On Friday (Dec. 20), NASA's Mars Science Laboratory team announced that they were monitoring Curiosity's wheels. The rover's six wheels appear to have sustained accelerated damage as the one-ton rover drives over the rocky terrain inside Gale Crater. Although the aircraft-grade aluminum is designed to withstand some dents and holes, some of the rips and gashes in between the wheels' treads are causing concern. In this selection of "before and after" photos from Curiosity's raw image archive, we've pulled some photos taken by Curiosity's robotic-arm mounted MAHLI camera. The dates and the day (sol) of Curiosity's mission are noted.
Curiosity's middle-right wheel is shown here 34 days (sols) after the mission touched down in Gale Crater. Some red dust can be seen lightly covering the wheel. Very few dents are evident.

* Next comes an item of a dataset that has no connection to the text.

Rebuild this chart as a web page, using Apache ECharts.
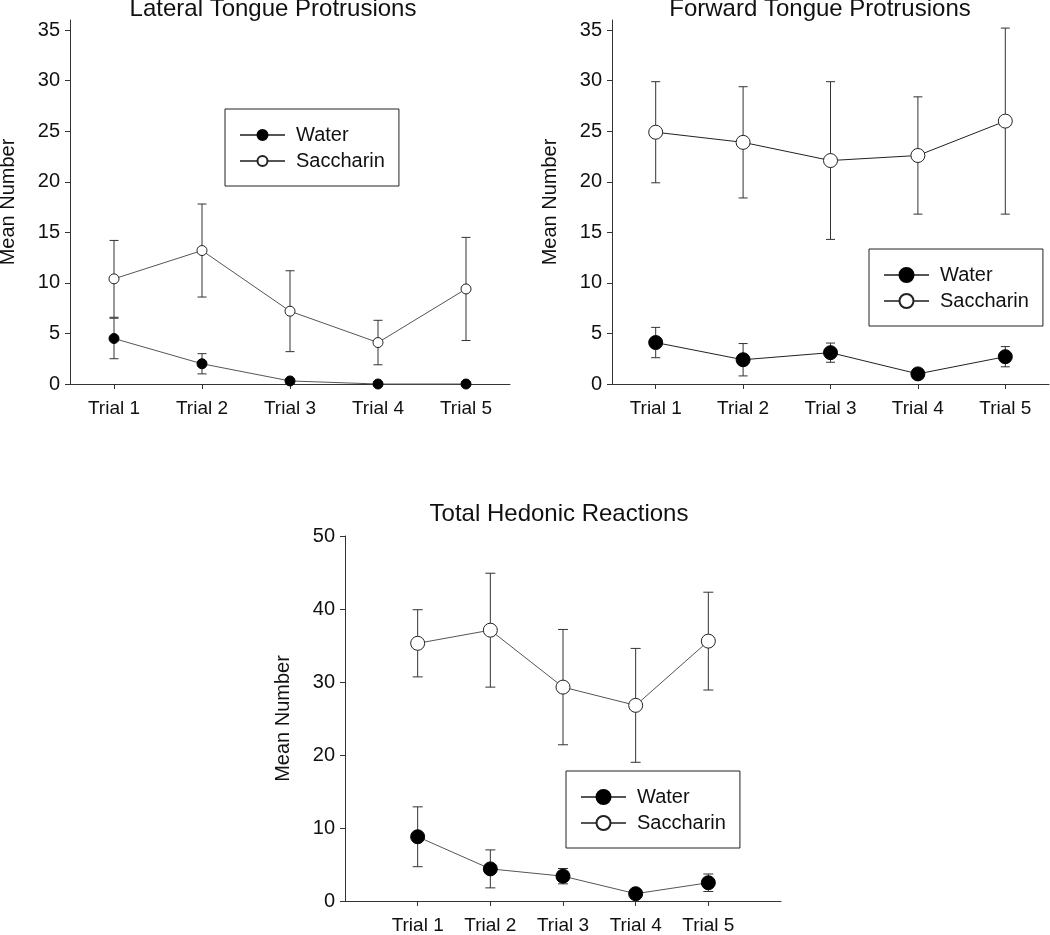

Note: Some minor contrast and brightness adjustments have been made to the raw imagery.
454 sols later, significant wear and tear can be seen on the same wheel. On the top, a gash in the aluminum skin is evident.
Close up and comparison of the gash in the aluminum wheel skin as seen on sol 488 (Dec. 20).
Curiosity's front-right wheel as seen on sol 177 of the mission.
The same front-right wheel as seen 311 sols later. Note the punctures on the inside of the wheel.
Until now we've seen minor damage to Curiosity's wheels, likely well within the wear expected for nearly 3 miles of roving. But the rover's front-left wheel is exhibiting one of the larger gashes with a long flap of aluminum bending toward the inside of the wheel. Shown here is the wheel in sol 177 when only minor dings and scratches can be seen.
By sol 488, the same wheel is dented and damaged, but of most concern is the large hole that is forming near the bottom of the photo.
The same wheel, zoomed in and compared between sol 177 and sol 488. Arrows indicate the spreading of the crack through the wheel's skin, along the tread.